For this week’s entry I decided to share my impressions on Bilal’s The 3rd I project discussed in lecture. At first, I had the superficial thought that his project lacked scope as it could be easily emulated by a bored teenager with a GoPro and free time. However, the implications of an enhanced visual field or visual ability rapidly started to flood my mind. Coincidentally, I had recently seen an episode of Black Mirror, a British television show that paints a dark portrait of the evolving mutualism of man-machine. The show’s third episode, titled “The Entire History of You”, shows the impact of “memory” implant (called a grain) that enables its holder to be able to recall experiences in a format that resembles video recordings that can either be projected in:
one’s cornea or
with the aid of a handheld controller. The show presents an interesting take on the evolution of inter human interactions, surveillance, security, aesthetics, privacy, and intimacy based on the gained attributes the implant provides (I would encourage everybody to watch this episode and maybe the entire show. It’s on Netflix).
Early in the episode there’s a dinner party scene in which a character with no memory implant is presented. I found the impact the news had on the rest of the party quite interesting. I feel that a description of this scene would’t make it justice so I urge everybody who reads this post to invest 2 minutes watching this small clip:
My particular interest in this scene resides in its portrayal of social implications of augmented sensory ability, result of a brain-machine interface, vs normal sensory abilities or natural brain function as highlighted by the character that works in “grain development”. As the scene suggests, there is a segregation factor between both parties where the minority is looked down upon, a dynamic that holds in our present society. For engrained people, grainless individuals are choosing a disability; grainless individuals, on the other hand, consider themselves fully capable.
I feel that this commentary is immensely relevant. Implants like the grain are not a thing of the future. Brain-machine interfaces and neural implants are widespread, with the most popular one being the cochlear implant. A cochlear implant is an implanted device that enables an individual with a damaged inner ear to gain hearing function. The grain/grainless duality closely resembles present controversy surrounding the Deaf community and the manualism/oralism duality (deaf world/hearing world duality).
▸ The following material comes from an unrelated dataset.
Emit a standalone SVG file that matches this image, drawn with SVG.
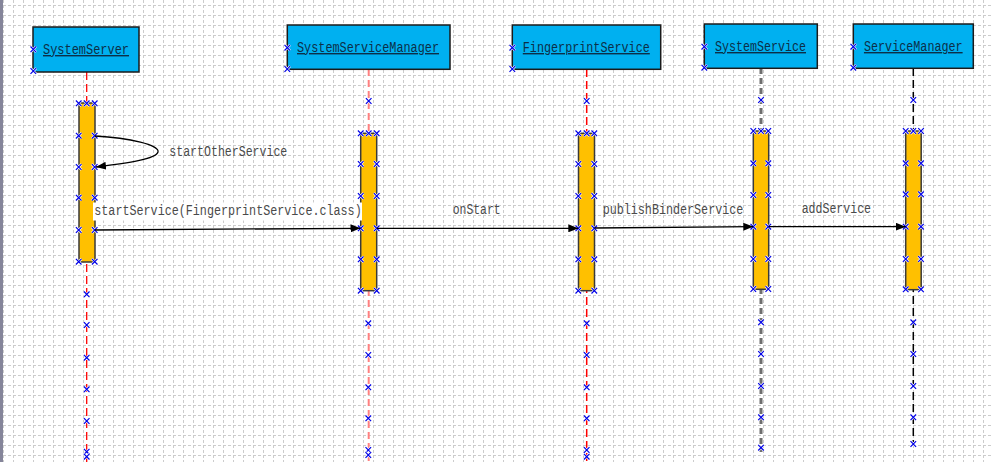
<svg xmlns="http://www.w3.org/2000/svg" xmlns:xlink="http://www.w3.org/1999/xlink" width="992" height="462" viewBox="0 0 992 462">
<style>
.box{fill:#00b0f0;stroke:#1a1a1a;stroke-width:1.5}
.bar{fill:#ffc000;stroke:#3a3a3a;stroke-width:1.5}
.name{font-family:"Liberation Mono","DejaVu Sans Mono",monospace;font-size:14px;fill:#0c2f48;text-decoration:underline}
.lbl{font-family:"Liberation Mono","DejaVu Sans Mono",monospace;font-size:14px;fill:#4a4a4a}
.msg{fill:none;stroke:#000;stroke-width:1.3}
.xw{fill:none;stroke:#fff;stroke-width:2.4}
.x{fill:none;stroke:#0000e6;stroke-width:1.2}
</style>
<defs>
<pattern id="grid" patternUnits="userSpaceOnUse" x="3" y="5" width="10" height="10">
<line x1="0.5" y1="0" x2="0.5" y2="10" stroke="#cccccc" stroke-width="1" stroke-dasharray="3,2"/>
<line x1="0" y1="0.5" x2="10" y2="0.5" stroke="#cccccc" stroke-width="1" stroke-dasharray="3,2"/>
</pattern>
<marker id="arr" viewBox="0 0 10 8" refX="10" refY="4" markerWidth="10" markerHeight="8" markerUnits="userSpaceOnUse" orient="auto">
<path d="M0,0 L10,4 L0,8 z" fill="#000"/>
</marker>
<g id="x">
<path class="xw" d="M-2.8,-2.8 L2.8,2.8 M-2.8,2.8 L2.8,-2.8"/>
<path class="x" d="M-2.8,-2.8 L2.8,2.8 M-2.8,2.8 L2.8,-2.8"/>
</g>
</defs>
<rect width="992" height="462" fill="#fff"/>
<rect width="992" height="462" fill="url(#grid)"/>
<rect x="0" y="0" width="3" height="462" fill="#85859a"/>

<g id="SystemServer">
<line x1="86.7" y1="72" x2="86.7" y2="462" stroke="#ff0000" stroke-width="1.3" stroke-dasharray="8,4"/>
<rect class="box" x="33" y="27" width="106" height="45"/>
<text class="name" x="86" y="54" text-anchor="middle" textLength="86" lengthAdjust="spacingAndGlyphs">SystemServer</text>
<rect class="bar" x="79" y="103" width="16" height="159"/>
<use href="#x" x="33.3" y="49.3"/><use href="#x" x="33.3" y="71"/>
<use href="#x" x="78.7" y="103.3"/><use href="#x" x="86.7" y="103.3"/><use href="#x" x="94.7" y="103.3"/>
<use href="#x" x="78.7" y="135.7"/><use href="#x" x="94.7" y="135.7"/>
<use href="#x" x="78.7" y="167"/><use href="#x" x="94.7" y="167"/>
<use href="#x" x="78.7" y="197.7"/><use href="#x" x="94.7" y="197.7"/>
<use href="#x" x="78.7" y="230"/><use href="#x" x="94.7" y="230"/>
<use href="#x" x="78.7" y="261.7"/><use href="#x" x="94.7" y="261.7"/>
<use href="#x" x="86.7" y="294.3"/><use href="#x" x="86.7" y="325"/><use href="#x" x="86.7" y="357.7"/>
<use href="#x" x="86.7" y="389.3"/><use href="#x" x="86.7" y="421"/><use href="#x" x="86.7" y="451.7"/><use href="#x" x="86.7" y="456.7"/>
</g>

<g id="SystemServiceManager">
<line x1="368.7" y1="69" x2="368.7" y2="462" stroke="#ff8080" stroke-width="2" stroke-dasharray="7,4"/>
<rect class="box" x="287.3" y="25" width="162.7" height="44.3"/>
<text class="name" x="368" y="52" text-anchor="middle" textLength="142" lengthAdjust="spacingAndGlyphs">SystemServiceManager</text>
<rect class="bar" x="360.7" y="133.3" width="16" height="157.4"/>
<use href="#x" x="287.3" y="47.7"/><use href="#x" x="287.3" y="69"/>
<use href="#x" x="368.7" y="101"/>
<use href="#x" x="360.7" y="133.3"/><use href="#x" x="368.7" y="133.3"/><use href="#x" x="376.7" y="133.3"/>
<use href="#x" x="360.7" y="164"/><use href="#x" x="376.7" y="164"/>
<use href="#x" x="360.7" y="196"/><use href="#x" x="376.7" y="196"/>
<use href="#x" x="360.7" y="228.3"/><use href="#x" x="376.7" y="228.3"/>
<use href="#x" x="360.7" y="259.3"/><use href="#x" x="376.7" y="259.3"/>
<use href="#x" x="360.7" y="290.7"/><use href="#x" x="376.7" y="290.7"/>
<use href="#x" x="368.3" y="323.3"/><use href="#x" x="368.3" y="355"/><use href="#x" x="368.3" y="387.3"/>
<use href="#x" x="368.3" y="418.3"/><use href="#x" x="368.3" y="450"/><use href="#x" x="368.3" y="455"/>
</g>

<g id="FingerprintService">
<line x1="586.7" y1="69" x2="586.7" y2="462" stroke="#ff0000" stroke-width="1.5" stroke-dasharray="8,4"/>
<rect class="box" x="512.3" y="25" width="148.4" height="44.3"/>
<text class="name" x="586.3" y="52" text-anchor="middle" textLength="127" lengthAdjust="spacingAndGlyphs">FingerprintService</text>
<rect class="bar" x="578.5" y="133.3" width="16" height="157.4"/>
<use href="#x" x="512.3" y="47.7"/><use href="#x" x="512.3" y="69"/>
<use href="#x" x="586.7" y="101"/>
<use href="#x" x="578.3" y="133.3"/><use href="#x" x="586.7" y="133.3"/><use href="#x" x="594.3" y="133.3"/>
<use href="#x" x="578.3" y="164"/><use href="#x" x="594.3" y="164"/>
<use href="#x" x="578.3" y="196"/><use href="#x" x="594.3" y="196"/>
<use href="#x" x="578.3" y="228.3"/><use href="#x" x="594.3" y="228.3"/>
<use href="#x" x="578.3" y="259.3"/><use href="#x" x="594.3" y="259.3"/>
<use href="#x" x="578.3" y="290.7"/><use href="#x" x="594.3" y="290.7"/>
<use href="#x" x="586.7" y="323.3"/><use href="#x" x="586.7" y="355"/><use href="#x" x="586.7" y="387.3"/>
<use href="#x" x="586.7" y="418.3"/><use href="#x" x="586.7" y="450"/><use href="#x" x="586.7" y="456.7"/>
</g>

<g id="SystemService">
<line x1="761" y1="68" x2="761" y2="452" stroke="#6e6e6e" stroke-width="3" stroke-dasharray="6,4"/>
<rect class="box" x="704.3" y="24" width="113" height="44.3"/>
<text class="name" x="760.5" y="51" text-anchor="middle" textLength="91" lengthAdjust="spacingAndGlyphs">SystemService</text>
<rect class="bar" x="753.3" y="131" width="15.4" height="158.3"/>
<use href="#x" x="704.3" y="46.7"/><use href="#x" x="704.3" y="67.7"/>
<use href="#x" x="761" y="100"/>
<use href="#x" x="753.3" y="131"/><use href="#x" x="761" y="131"/><use href="#x" x="768.3" y="131"/>
<use href="#x" x="753.3" y="163.3"/><use href="#x" x="768.3" y="163.3"/>
<use href="#x" x="753.3" y="195"/><use href="#x" x="768.3" y="195"/>
<use href="#x" x="753.3" y="226.7"/><use href="#x" x="768.3" y="226.7"/>
<use href="#x" x="753.3" y="259"/><use href="#x" x="768.3" y="259"/>
<use href="#x" x="753.3" y="289"/><use href="#x" x="768.3" y="289"/>
<use href="#x" x="761" y="322.3"/><use href="#x" x="761" y="354"/><use href="#x" x="761" y="386"/>
<use href="#x" x="761" y="417.3"/><use href="#x" x="761" y="447.7"/>
</g>

<g id="ServiceManager">
<line x1="913.3" y1="68" x2="913.3" y2="446" stroke="#000" stroke-width="1.5" stroke-dasharray="8,4"/>
<rect class="box" x="853.3" y="24" width="120" height="44.3"/>
<text class="name" x="913.3" y="51" text-anchor="middle" textLength="98.7" lengthAdjust="spacingAndGlyphs">ServiceManager</text>
<rect class="bar" x="905.7" y="131" width="15.5" height="158.7"/>
<use href="#x" x="853.3" y="46.7"/><use href="#x" x="853.3" y="67.7"/>
<use href="#x" x="913.3" y="100"/>
<use href="#x" x="905.7" y="131"/><use href="#x" x="913.3" y="131"/><use href="#x" x="921" y="131"/>
<use href="#x" x="905.7" y="163.3"/><use href="#x" x="921" y="163.3"/>
<use href="#x" x="905.7" y="194.3"/><use href="#x" x="921" y="194.3"/>
<use href="#x" x="905.7" y="226.7"/><use href="#x" x="921" y="226.7"/>
<use href="#x" x="905.7" y="259"/><use href="#x" x="921" y="259"/>
<use href="#x" x="905.7" y="289.3"/><use href="#x" x="921" y="289.3"/>
<use href="#x" x="913.3" y="322.3"/><use href="#x" x="913.3" y="354"/><use href="#x" x="913.3" y="386"/>
<use href="#x" x="913.3" y="417.3"/><use href="#x" x="913.3" y="444"/>
</g>

<g id="connectors">
<path class="msg" d="M95,136 C130,138 160,145 158,152 C156,159 128,163 96,167" marker-end="url(#arr)"/>
<text class="lbl" x="169.3" y="155.5" textLength="118" lengthAdjust="spacingAndGlyphs">startOtherService</text>
<rect x="93" y="202.5" width="269" height="18" fill="#fff"/>
<text class="lbl" x="94.3" y="214.5" textLength="267.4" lengthAdjust="spacingAndGlyphs">startService(FingerprintService.class)</text>
<path class="msg" d="M95,230 L360.5,228.3" marker-end="url(#arr)"/>
<text class="lbl" x="452.7" y="213.5" textLength="48" lengthAdjust="spacingAndGlyphs">onStart</text>
<path class="msg" d="M377,228.3 L578.3,228.3" marker-end="url(#arr)"/>
<text class="lbl" x="602.7" y="213.5" textLength="140.6" lengthAdjust="spacingAndGlyphs">publishBinderService</text>
<path class="msg" d="M594.5,228 L753.3,226.7" marker-end="url(#arr)"/>
<text class="lbl" x="801.7" y="212.5" textLength="69.3" lengthAdjust="spacingAndGlyphs">addService</text>
<path class="msg" d="M768.7,226.7 L905.7,226.7" marker-end="url(#arr)"/>
</g>
</svg>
Even though it’s an imperfect comparison, one can relate the deaf world to the grainless, the hearing world to the engrained, and the cochlear implant to the grain. A surgical procedure can grant a deaf individual access to the hearing world yet many steer away from it because they consider themselves able people. Individuals in the hearing world frown upon parents that deny their children a cochlear impla.nt because they are choosing a disability for their children.
Furthermore, neural implants currently being researched don’t limit themselves in restoring sensory abilities lost, they venture into enhancing our current senses. A different perception of our world, result of a technological enhance, will change what is considered reality. This is of great interest to me and the exposure to issues of nature vs nurture keep shaping my ideas surrounding it.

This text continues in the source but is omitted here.